→ YOUR INSTRUCTIONS: Would you transcribe all of the data exactly, down to the last character?

→ DATA EXCERPTS:
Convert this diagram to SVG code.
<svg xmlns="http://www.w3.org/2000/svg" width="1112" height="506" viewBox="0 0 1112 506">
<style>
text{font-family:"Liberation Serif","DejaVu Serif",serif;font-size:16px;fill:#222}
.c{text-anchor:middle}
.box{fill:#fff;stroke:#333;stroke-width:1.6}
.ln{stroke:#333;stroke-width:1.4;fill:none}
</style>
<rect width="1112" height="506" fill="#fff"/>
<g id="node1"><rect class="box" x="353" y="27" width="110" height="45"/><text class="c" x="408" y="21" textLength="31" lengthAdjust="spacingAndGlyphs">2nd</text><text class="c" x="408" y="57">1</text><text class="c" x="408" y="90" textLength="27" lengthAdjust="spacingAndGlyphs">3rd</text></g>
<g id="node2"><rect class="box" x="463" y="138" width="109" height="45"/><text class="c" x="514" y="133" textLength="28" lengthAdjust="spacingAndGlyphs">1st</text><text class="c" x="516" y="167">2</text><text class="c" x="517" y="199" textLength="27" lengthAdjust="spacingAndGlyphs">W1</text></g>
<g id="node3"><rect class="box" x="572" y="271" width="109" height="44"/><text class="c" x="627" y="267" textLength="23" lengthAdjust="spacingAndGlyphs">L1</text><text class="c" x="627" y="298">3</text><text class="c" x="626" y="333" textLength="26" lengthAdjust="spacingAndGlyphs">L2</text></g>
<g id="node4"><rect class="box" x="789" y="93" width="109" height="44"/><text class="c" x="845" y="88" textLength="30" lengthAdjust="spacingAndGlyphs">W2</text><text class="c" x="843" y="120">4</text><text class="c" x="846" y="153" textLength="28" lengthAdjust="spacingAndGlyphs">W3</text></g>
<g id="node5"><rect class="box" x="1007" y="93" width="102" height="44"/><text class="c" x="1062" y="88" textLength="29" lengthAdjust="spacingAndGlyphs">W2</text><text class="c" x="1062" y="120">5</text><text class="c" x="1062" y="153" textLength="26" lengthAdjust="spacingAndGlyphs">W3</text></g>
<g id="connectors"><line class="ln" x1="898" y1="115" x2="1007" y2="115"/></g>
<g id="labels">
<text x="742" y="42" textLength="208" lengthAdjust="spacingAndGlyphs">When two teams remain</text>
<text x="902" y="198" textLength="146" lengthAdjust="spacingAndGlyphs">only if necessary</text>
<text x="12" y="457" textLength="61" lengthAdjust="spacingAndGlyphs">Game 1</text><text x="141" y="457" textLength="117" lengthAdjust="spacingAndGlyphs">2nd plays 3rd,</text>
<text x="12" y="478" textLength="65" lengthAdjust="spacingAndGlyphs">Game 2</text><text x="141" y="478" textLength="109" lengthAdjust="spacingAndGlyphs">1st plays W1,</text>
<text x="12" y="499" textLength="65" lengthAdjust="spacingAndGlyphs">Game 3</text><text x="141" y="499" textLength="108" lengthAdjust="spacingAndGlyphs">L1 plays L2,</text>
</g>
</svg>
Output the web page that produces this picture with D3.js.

→ SOLUTION:
Convert this diagram to SVG code.
<svg xmlns="http://www.w3.org/2000/svg" width="1112" height="506" viewBox="0 0 1112 506">
<style>
text{font-family:"Liberation Serif","DejaVu Serif",serif;font-size:16px;fill:#222}
.c{text-anchor:middle}
.box{fill:#fff;stroke:#333;stroke-width:1.6}
.ln{stroke:#333;stroke-width:1.4;fill:none}
</style>
<rect width="1112" height="506" fill="#fff"/>
<g id="node1"><rect class="box" x="353" y="27" width="110" height="45"/><text class="c" x="408" y="21" textLength="31" lengthAdjust="spacingAndGlyphs">2nd</text><text class="c" x="408" y="57">1</text><text class="c" x="408" y="90" textLength="27" lengthAdjust="spacingAndGlyphs">3rd</text></g>
<g id="node2"><rect class="box" x="463" y="138" width="109" height="45"/><text class="c" x="514" y="133" textLength="28" lengthAdjust="spacingAndGlyphs">1st</text><text class="c" x="516" y="167">2</text><text class="c" x="517" y="199" textLength="27" lengthAdjust="spacingAndGlyphs">W1</text></g>
<g id="node3"><rect class="box" x="572" y="271" width="109" height="44"/><text class="c" x="627" y="267" textLength="23" lengthAdjust="spacingAndGlyphs">L1</text><text class="c" x="627" y="298">3</text><text class="c" x="626" y="333" textLength="26" lengthAdjust="spacingAndGlyphs">L2</text></g>
<g id="node4"><rect class="box" x="789" y="93" width="109" height="44"/><text class="c" x="845" y="88" textLength="30" lengthAdjust="spacingAndGlyphs">W2</text><text class="c" x="843" y="120">4</text><text class="c" x="846" y="153" textLength="28" lengthAdjust="spacingAndGlyphs">W3</text></g>
<g id="node5"><rect class="box" x="1007" y="93" width="102" height="44"/><text class="c" x="1062" y="88" textLength="29" lengthAdjust="spacingAndGlyphs">W2</text><text class="c" x="1062" y="120">5</text><text class="c" x="1062" y="153" textLength="26" lengthAdjust="spacingAndGlyphs">W3</text></g>
<g id="connectors"><line class="ln" x1="898" y1="115" x2="1007" y2="115"/></g>
<g id="labels">
<text x="742" y="42" textLength="208" lengthAdjust="spacingAndGlyphs">When two teams remain</text>
<text x="902" y="198" textLength="146" lengthAdjust="spacingAndGlyphs">only if necessary</text>
<text x="12" y="457" textLength="61" lengthAdjust="spacingAndGlyphs">Game 1</text><text x="141" y="457" textLength="117" lengthAdjust="spacingAndGlyphs">2nd plays 3rd,</text>
<text x="12" y="478" textLength="65" lengthAdjust="spacingAndGlyphs">Game 2</text><text x="141" y="478" textLength="109" lengthAdjust="spacingAndGlyphs">1st plays W1,</text>
<text x="12" y="499" textLength="65" lengthAdjust="spacingAndGlyphs">Game 3</text><text x="141" y="499" textLength="108" lengthAdjust="spacingAndGlyphs">L1 plays L2,</text>
</g>
</svg>
Output the web page that produces this picture with D3.js.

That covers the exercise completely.